Isso é nos Estados Unidos, na Colômbia. E também no Brasil. O passado comum de todos nós, negro e vergonhoso, é a escravidão, que pôs os nativos deste continente, e aqueles que foram arrancados da sua mãe África, sob um jugo pesado que ainda não caiu. Não era só o trabalho forçado, era o rebaixamento. Eles não eram humanos, eram simples animais. Índios e negros não valiam grande coisa, só como bestas de carga e trabalho. Pode ser que agora não haja mais escravidão, mas este rebaixamento na sociedade continua. E o pior é que as próprias etnias se rebaixam. Muitos se sintem inferiores, ou são, por sua vez, racistas contra os "branquelos". E assim a herança de ódio e ressentimento, de separação entre a humanidade continua, se perpetua nas palavras, nas tradições, nas guerras.

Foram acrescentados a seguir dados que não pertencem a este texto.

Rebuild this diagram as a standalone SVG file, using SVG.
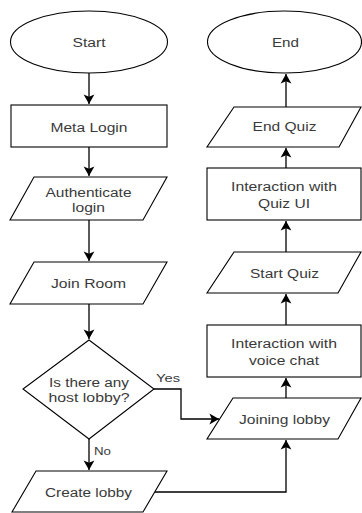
<svg xmlns="http://www.w3.org/2000/svg" width="362" height="513" viewBox="0 0 362 513">
<style>
.s{fill:#fff;stroke:#000;stroke-width:1.1}
.t{font-family:"Liberation Sans",Arial,sans-serif;font-size:12.5px;fill:#3a3a3a;text-anchor:middle}
.l{font-family:"Liberation Sans",Arial,sans-serif;font-size:11px;fill:#3a3a3a}
.c{fill:none;stroke:#000;stroke-width:1.3;marker-end:url(#a)}
</style>
<defs>
<marker id="a" markerUnits="userSpaceOnUse" markerWidth="12" markerHeight="12" viewBox="-9 -5 10 10" refX="0" refY="0" orient="auto">
<path d="M-8,-4.5 L0,0 L-8,4.5 L-6,0 z" fill="#000"/>
</marker>
</defs>
<rect width="362" height="513" fill="#fff"/>
<g id="connectors">
<path class="c" d="M89,73 V104"/>
<path class="c" d="M89,147 V176"/>
<path class="c" d="M89,220 V261"/>
<path class="c" d="M89,304 V339"/>
<path class="c" d="M89,439 V470"/>
<path class="c" d="M154,389 H181 V419 H219"/>
<path class="c" d="M155,492 H286 V440"/>
<path class="c" d="M286,398 V378"/>
<path class="c" d="M286,325 V294"/>
<path class="c" d="M286,252 V221"/>
<path class="c" d="M286,168 V148"/>
<path class="c" d="M286,107 V74"/>
<text class="l" x="156" y="382" textLength="24" lengthAdjust="spacingAndGlyphs">Yes</text>
<text class="l" x="94" y="455" textLength="17" lengthAdjust="spacingAndGlyphs">No</text>
</g>
<g id="start">
<ellipse class="s" cx="89" cy="42" rx="78.5" ry="31"/>
<text class="t" x="89" y="46.5" textLength="33" lengthAdjust="spacingAndGlyphs">Start</text>
</g>
<g id="meta-login">
<rect class="s" x="11" y="105" width="156" height="42"/>
<text class="t" x="89" y="131.5" textLength="77" lengthAdjust="spacingAndGlyphs">Meta Login</text>
</g>
<g id="authenticate-login">
<polygon class="s" points="34,177 167,177 143,220 10,220"/>
<text class="t" x="88.5" y="196.5" textLength="86" lengthAdjust="spacingAndGlyphs">Authenticate</text>
<text class="t" x="88.5" y="211.5" textLength="33" lengthAdjust="spacingAndGlyphs">login</text>
</g>
<g id="join-room">
<polygon class="s" points="34,262 167,262 143,304 10,304"/>
<text class="t" x="88.5" y="287.5" textLength="75" lengthAdjust="spacingAndGlyphs">Join Room</text>
</g>
<g id="host-lobby">
<polygon class="s" points="89,340 154,389 89,439 23,389"/>
<text class="t" x="89" y="386.5" textLength="80" lengthAdjust="spacingAndGlyphs">Is there any</text>
<text class="t" x="89" y="401.5" textLength="81" lengthAdjust="spacingAndGlyphs">host lobby?</text>
</g>
<g id="create-lobby">
<polygon class="s" points="36,471 167,471 143,512 12,512"/>
<text class="t" x="88.5" y="496.5" textLength="87" lengthAdjust="spacingAndGlyphs">Create lobby</text>
</g>
<g id="joining-lobby">
<polygon class="s" points="233,398 361,398 338,439 207,439"/>
<text class="t" x="284.5" y="423.5" textLength="91" lengthAdjust="spacingAndGlyphs">Joining lobby</text>
</g>
<g id="voice-chat">
<rect class="s" x="207" y="325" width="154" height="52"/>
<text class="t" x="284" y="347.5" textLength="106" lengthAdjust="spacingAndGlyphs">Interaction with</text>
<text class="t" x="284" y="364.5" textLength="70" lengthAdjust="spacingAndGlyphs">voice chat</text>
</g>
<g id="start-quiz">
<polygon class="s" points="234,252 361,252 338,293 207,293"/>
<text class="t" x="284.5" y="277.5" textLength="69" lengthAdjust="spacingAndGlyphs">Start Quiz</text>
</g>
<g id="quiz-ui">
<rect class="s" x="207" y="168" width="154" height="52"/>
<text class="t" x="284" y="190.5" textLength="106" lengthAdjust="spacingAndGlyphs">Interaction with</text>
<text class="t" x="284" y="207.5" textLength="52" lengthAdjust="spacingAndGlyphs">Quiz UI</text>
</g>
<g id="end-quiz">
<polygon class="s" points="234,107 361,107 339,147 207,147"/>
<text class="t" x="284.5" y="130.5" textLength="64" lengthAdjust="spacingAndGlyphs">End Quiz</text>
</g>
<g id="end">
<ellipse class="s" cx="284.5" cy="42" rx="77" ry="31"/>
<text class="t" x="285.5" y="46.5" textLength="27" lengthAdjust="spacingAndGlyphs">End</text>
</g>
</svg>
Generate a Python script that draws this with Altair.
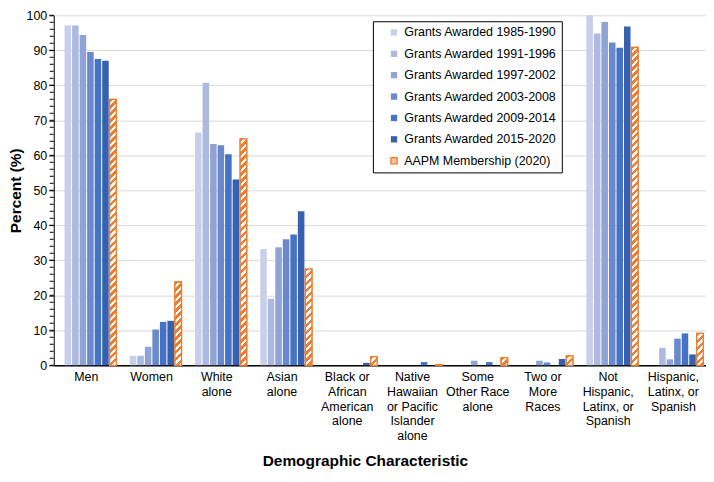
import altair as alt
import pandas as pd

# ---------------- data ----------------
categories = [
    "Men", "Women", "White\nalone", "Asian\nalone",
    "Black or\nAfrican\nAmerican\nalone",
    "Native\nHawaiian\nor Pacific\nIslander\nalone",
    "Some\nOther Race\nalone", "Two or\nMore\nRaces",
    "Not\nHispanic,\nLatinx, or\nSpanish",
    "Hispanic,\nLatinx, or\nSpanish",
]
series = [
    "Grants Awarded 1985-1990", "Grants Awarded 1991-1996",
    "Grants Awarded 1997-2002", "Grants Awarded 2003-2008",
    "Grants Awarded 2009-2014", "Grants Awarded 2015-2020",
    "AAPM Membership (2020)",
]
g1985 = [97.1, 2.7, 66.5, 33.2, 0.0, 0.0, 0.0, 0.0, 100.0, 0.0]
g1991 = [97.1, 2.7, 80.7, 19.0, 0.0, 0.0, 0.0, 0.0, 94.8, 5.0]
g1997 = [94.4, 5.3, 63.2, 33.7, 0.0, 0.0, 1.3, 1.3, 98.1, 1.7]
g2003 = [89.5, 10.2, 62.9, 36.0, 0.0, 0.0, 0.0, 0.8, 92.2, 7.6]
g2009 = [87.5, 12.4, 60.3, 37.4, 0.0, 0.9, 0.9, 0.0, 90.7, 9.1]
g2015 = [87.0, 12.7, 53.1, 44.0, 0.7, 0.0, 0.0, 1.8, 96.8, 3.1]
aapm = [76.0, 23.8, 64.7, 27.5, 2.5, 0.2, 2.2, 2.7, 90.8, 9.1]
y_ticks = list(range(0, 101, 10))
minor_ticks = list(range(0, 101, 2))

values = [g1985, g1991, g1997, g2003, g2009, g2015, aapm]
rows = []
for s, vals in zip(series, values):
    for c, v in zip(categories, vals):
        rows.append({"category": c, "series": s, "value": v})
df = pd.DataFrame(rows)
minor_df = pd.DataFrame({"value": minor_ticks})

# ---------------- style ----------------
FONT = "Liberation Sans"
W, H = 656, 352
ORANGE = "#ed7d31"
fills = ["#c8cfea", "#adb9e0", "#8fa3d7", "#6a89cc", "#4472c4", "#3761ae", "#f7c3a0"]
strokes = ["transparent"] * 6 + [ORANGE]

PI, PO, ALIGN = 0.13, 0.9, 0.8
band = W / 10
step = band / (7 - PI + 2 * PO)
BW = step * (1 - PI)
PERIOD = 7.0

x_enc = alt.X("category:N", sort=categories,
              scale=alt.Scale(domain=categories, paddingInner=0, paddingOuter=0),
              axis=alt.Axis(title="Demographic Characteristic", labelAngle=0,
                            labelExpr="split(datum.label, '\\n')",
                            labelLineHeight=15, labelPadding=5, ticks=False,
                            labelBaseline="top", labelFontSize=12.5, labelColor="black",
                            labelFont=FONT, domainColor="black", domainWidth=1.5,
                            titleFont=FONT, titleFontSize=15.5, titleFontWeight="bold",
                            titleColor="black", titleX=313, titleY=89,
                            titleBaseline="top", grid=False))
xo_enc = alt.XOffset("series:N", sort=series,
                     scale=alt.Scale(domain=series, paddingInner=PI,
                                     paddingOuter=PO, align=ALIGN))
y_scale = alt.Scale(domain=[0, 100], nice=False)
y_axis = alt.Axis(values=y_ticks, title="Percent (%)", grid=True,
                  gridColor="#d9d9d9", gridWidth=1, domainColor="black",
                  tickColor="black", tickSize=5, labelFontSize=12.5,
                  labelFont=FONT, labelColor="black", labelPadding=2,
                  titleFont=FONT, titleFontSize=15.5, titleFontWeight="bold",
                  titleColor="black", titlePadding=3)
y_enc = alt.Y("value:Q", scale=y_scale, axis=y_axis, title="Percent (%)")

legend = alt.Legend(title=None, orient="none", legendX=321, legendY=6,
                    strokeColor="black", fillColor="white", padding=5,
                    symbolOffset=10, symbolType="square", symbolSize=40,
                    symbolStrokeWidth=1.3, rowPadding=8.5,
                    labelFontSize=12.5, labelFont=FONT,
                    labelColor="black", labelLimit=300, labelOffset=4)

main = alt.Chart(df).mark_bar(strokeWidth=1.3).encode(
    x=x_enc,
    xOffset=xo_enc,
    y=y_enc,
    fill=alt.Fill("series:N", sort=series,
                  scale=alt.Scale(domain=series, range=fills), legend=legend),
    stroke=alt.Stroke("series:N", sort=series,
                      scale=alt.Scale(domain=series, range=strokes), legend=legend),
)


def hatch(v):
    h = max(v / 100 * H, 0.6)
    w = BW
    s = (w + h) * h / (h * h + w * w)
    x2, y2 = w / h * s, s
    n = (w + h) / PERIOD
    stops = []
    k = 0
    while k < n:
        a = k / n
        b = min((k + 0.5) / n, 1.0)
        c = min((k + 1) / n, 1.0)
        stops += [alt.GradientStop(offset=round(a, 5), color=ORANGE),
                  alt.GradientStop(offset=round(b, 5), color=ORANGE),
                  alt.GradientStop(offset=round(b, 5), color="#ffffff"),
                  alt.GradientStop(offset=round(c, 5), color="#ffffff")]
        k += 1
    return alt.LinearGradient(gradient="linear", stops=stops,
                              x1=0, y1=0, x2=round(x2, 5), y2=round(y2, 5))


hatch_layers = []
for c, v in zip(categories, aapm):
    layer = alt.Chart(df).transform_filter(
        (alt.datum.category == c) & (alt.datum.series == series[-1])
    ).mark_bar(fill=hatch(v), stroke=ORANGE, strokeWidth=1.3).encode(
        x=x_enc, xOffset=xo_enc, y=y_enc,
    )
    hatch_layers.append(layer)

minor = alt.Chart(minor_df).mark_rule(color="black", strokeWidth=1).encode(
    y=y_enc,
    x=alt.value(-4), x2=alt.value(0),
)

chart = alt.layer(main, *hatch_layers, minor).properties(
    width=W, height=H,
    padding={"left": 0, "top": 0, "right": 0, "bottom": 0},
).configure_view(strokeWidth=0).configure_axis(labelFont=FONT, titleFont=FONT)

chart.save("out.html", embed_options={"renderer": "svg", "actions": False})
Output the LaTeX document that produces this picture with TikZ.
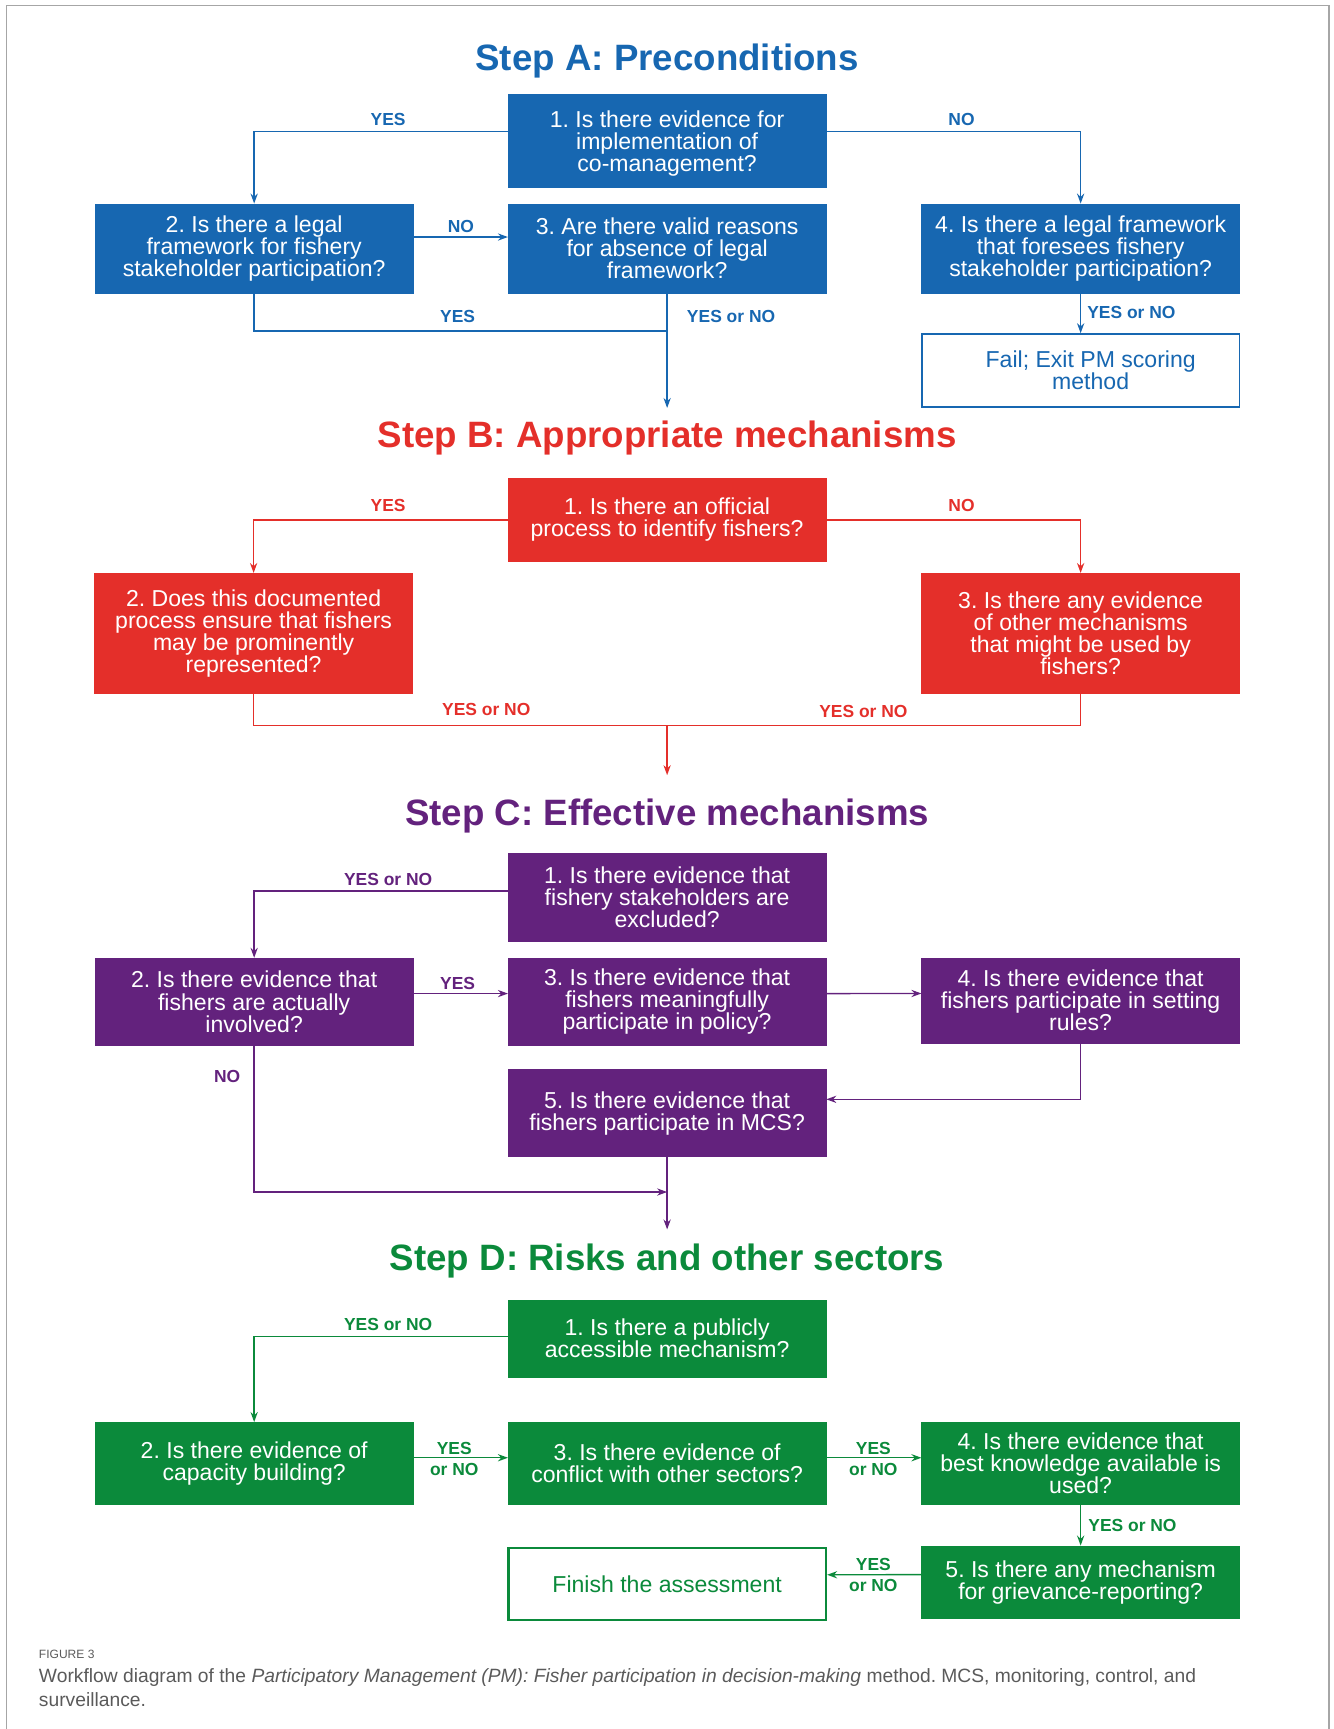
\documentclass[tikz,border=0pt]{standalone}
\usepackage{fontspec}
\setmainfont{Liberation Sans}
\usetikzlibrary{arrows.meta}
\definecolor{cA}{HTML}{1767B1}
\definecolor{cB}{HTML}{E42F2A}
\definecolor{cC}{HTML}{63227D}
\definecolor{cD}{HTML}{0B8A3B}
\definecolor{capgray}{HTML}{5A5A5A}
\frenchspacing
\begin{document}
\begin{tikzpicture}[x=0.55pt,y=-0.55pt,
  box/.style={rectangle, fill=#1, draw=#1, text=white, align=center,
    font=\frenchspacing\fontsize{11.5}{11}\selectfont, inner sep=2pt, minimum width=158.4pt},
  obox/.style={rectangle, fill=white, draw=#1, text=#1, align=center,
    font=\frenchspacing\fontsize{11.5}{11}\selectfont, inner sep=2pt, minimum width=158.4pt},
  conn/.style={draw=#1, line width=0.7pt},
  arr/.style={draw=#1, line width=0.7pt, -{Stealth[length=5pt,width=3.6pt]}},
  lab/.style={text=#1, font=\bfseries\fontsize{8.7}{10.5}\selectfont, inner sep=0pt, align=center},
  ttl/.style={text=#1, font=\bfseries\fontsize{18.3}{20}\selectfont, inner sep=0pt},
]
\useasboundingbox (0,0) rectangle (1209,1568);
\draw[gray!70, line width=0.8pt] (6,1568) -- (6,5) -- (1205,5) -- (1205,1568);

%% ---------------- Step A
\node[ttl=cA] (tA) at (605,55) {Step A: Preconditions};
\node[box=cA, minimum height=46.2pt, text depth=0pt] (A1) at (605,128) {1. Is there evidence for\\implementation of\\co-management?};
\node[box=cA, minimum height=44.55pt] (A2) at (230.5,225.5) {2. Is there a legal\\framework for fishery\\stakeholder participation?};
\node[box=cA, minimum height=44.55pt] (A3) at (605,225.5) {3. Are there valid reasons\\for absence of legal\\framework?};
\node[box=cA, minimum height=44.55pt] (A4) at (980,225.5) {4. Is there a legal framework\\that foresees fishery\\stakeholder participation?};
\node[obox=cA, minimum height=36.3pt, line width=0.9pt] (AF) at (980,336) {\hspace*{10pt}Fail; Exit PM scoring\\\hspace*{10pt}method};
\coordinate (jA) at (605,300);
\coordinate (eA) at (605,370);

\draw[arr=cA] ([yshift=4.95pt]A1.west) -| (A2.north);
\draw[arr=cA] ([yshift=4.95pt]A1.east) -| (A4.north);
\draw[arr=cA] ([yshift=5.8pt]A2.east) -- ([yshift=5.8pt]A3.west);
\draw[conn=cA] (A2.south) |- (jA);
\draw[arr=cA] (A3.south) -- (eA);
\draw[arr=cA] (A4.south) -- (AF.north);

\node[lab=cA] (lA1) at (352,108) {YES};
\node[lab=cA] (lA2) at (872,108) {NO};
\node[lab=cA] (lA3) at (418,205) {NO};
\node[lab=cA] (lA4) at (415,287) {YES};
\node[lab=cA] (lA5) at (663,287) {YES or NO};
\node[lab=cA] (lA6) at (1026,283) {YES or NO};

%% ---------------- Step B
\node[ttl=cB] (tB) at (605,397) {Step B: Appropriate mechanisms};
\node[box=cB, minimum height=41.25pt] (B1) at (605,471.5) {1. Is there an official\\process to identify fishers?};
\node[box=cB, minimum height=59.95pt] (B2) at (230,574.5) {2. Does this documented\\process ensure that fishers\\may be prominently\\represented?};
\node[box=cB, minimum height=59.95pt] (B3) at (980,574.5) {3. Is there any evidence\\of other mechanisms\\that might be used by\\fishers?};
\coordinate (jB) at (605,658);
\coordinate (eB) at (605,703);

\draw[arr=cB] (B1.west) -| (B2.north);
\draw[arr=cB] (B1.east) -| (B3.north);
\draw[conn=cB] (B2.south) |- (jB);
\draw[conn=cB] (B3.south) |- (jB);
\draw[arr=cB] (jB) -- (eB);

\node[lab=cB] (lB1) at (352,458) {YES};
\node[lab=cB] (lB2) at (872,458) {NO};
\node[lab=cB] (lB3) at (441,643) {YES or NO};
\node[lab=cB] (lB4) at (783,645) {YES or NO};

%% ---------------- Step C
\node[ttl=cC] (tC) at (605,740) {Step C: Effective mechanisms};
\node[box=cC, minimum height=44pt] (C1) at (605,814) {1. Is there evidence that\\fishery stakeholders are\\excluded?};
\node[box=cC, minimum height=43.45pt] (C2) at (230.5,908.5) {2. Is there evidence that\\fishers are actually\\involved?};
\node[box=cC, minimum height=43.45pt] (C3) at (605,908.5) {3. Is there evidence that\\fishers meaningfully\\participate in policy?};
\node[box=cC, minimum height=42.35pt] (C4) at (980,907.5) {4. Is there evidence that\\fishers participate in setting\\rules?};
\node[box=cC, minimum height=43.45pt] (C5) at (605,1009.5) {5. Is there evidence that\\fishers participate in MCS?};
\coordinate (jC) at (605,1081);
\coordinate (eC) at (605,1115);

\draw[arr=cC] ([yshift=3.3pt]C1.west) -| (C2.north);
\draw[arr=cC] ([yshift=4.1pt]C2.east) -- ([yshift=4.1pt]C3.west);
\draw[arr=cC] ([yshift=4.1pt]C3.east) -- ([yshift=3.6pt]C4.west);
\draw[arr=cC] (C4.south) |- ([yshift=6.9pt]C5.east);
\draw[arr=cC] (C2.south) |- (jC);
\draw[arr=cC] (C5.south) -- (eC);

\node[lab=cC] (lC1) at (352,798) {YES or NO};
\node[lab=cC] (lC2) at (415,892) {YES};
\node[lab=cC] (lC3) at (206,976) {NO};

%% ---------------- Step D
\node[ttl=cD] (tD) at (605,1144) {Step D: Risks and other sectors};
\node[box=cD, minimum height=38.5pt] (D1) at (605,1214) {1. Is there a publicly\\accessible mechanism?};
\node[box=cD, minimum height=40.7pt] (D2) at (230.5,1327) {2. Is there evidence of\\capacity building?};
\node[box=cD, minimum height=40.7pt] (D3) at (605,1327) {3. Is there evidence of\\conflict with other sectors?};
\node[box=cD, minimum height=40.7pt] (D4) at (980,1327) {4. Is there evidence that\\best knowledge available is\\used?};
\node[box=cD, minimum height=36.3pt] (D5) at (980,1435) {5. Is there any mechanism\\for grievance-reporting?};
\node[obox=cD, minimum height=35.75pt, line width=1.2pt] (DF) at (605,1436.5) {Finish the assessment};

\draw[arr=cD] ([yshift=1.1pt]D1.west) -| (D2.north);
\draw[arr=cD] ([yshift=2.75pt]D2.east) -- ([yshift=2.75pt]D3.west);
\draw[arr=cD] ([yshift=2.75pt]D3.east) -- ([yshift=2.75pt]D4.west);
\draw[arr=cD] (D4.south) -- (D5.north);
\draw[arr=cD] ([yshift=3.85pt]D5.west) -- ([yshift=4.6pt]DF.east);

\node[lab=cD] (lD1) at (352,1201) {YES or NO};
\node[lab=cD] (lD2) at (412,1323) {YES\\or NO};
\node[lab=cD] (lD3) at (792,1323) {YES\\or NO};
\node[lab=cD] (lD4) at (1027,1383) {YES or NO};
\node[lab=cD] (lD5) at (792,1428) {YES\\or NO};

%% ---------------- caption
\node[anchor=base west, inner sep=0pt, text=capgray, font=\fontsize{6}{8}\selectfont] (cap0) at (35,1504) {FIGURE 3};
\node[anchor=base west, inner sep=0pt, text=capgray, font=\frenchspacing\fontsize{9.6}{11}\selectfont] (cap1) at (35,1526) {Workflow diagram of the \textit{Participatory Management (PM): Fisher participation in decision-making} method. MCS, monitoring, control, and};
\node[anchor=base west, inner sep=0pt, text=capgray, font=\fontsize{9.6}{11}\selectfont] (cap2) at (35,1548) {surveillance.};
\end{tikzpicture}
\end{document}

Mas Deus no início fez o homem e a mulher. Fez um de cada, um que representa a humanidade. Adão não tinha raça. Ele era humano, e isso bastava. Ele, para mim, simboliza a humanidade unida. Tenha ou não existido históricamente, o que ele representa é algo para ser refletido, algo para ser divulgado. Muitos estão morrendo pelo racismo. Racismo que não é expresso mandando os negros ao fundo o ônibus, como antigamente, mas que ainda existe nos corações e nos pensamentos das pessoas, mesmo sem elas perceberem.
Só quando aceitemos que somos um, e que não há diferenças entre uma pessoa e outra, só quando aceitemos que somos todos parte do mesmo povo, que fazemos parte do mesmo tipo de ser, aquele que é capaz de criar e de destruir coisas, de construir edifícios e desenvolver tecnologias, enfim, que somos todos seres humanos, vamos conseguir ter paz.
Adão é um símbolo, um exemplo do que deveriamos ser. Um.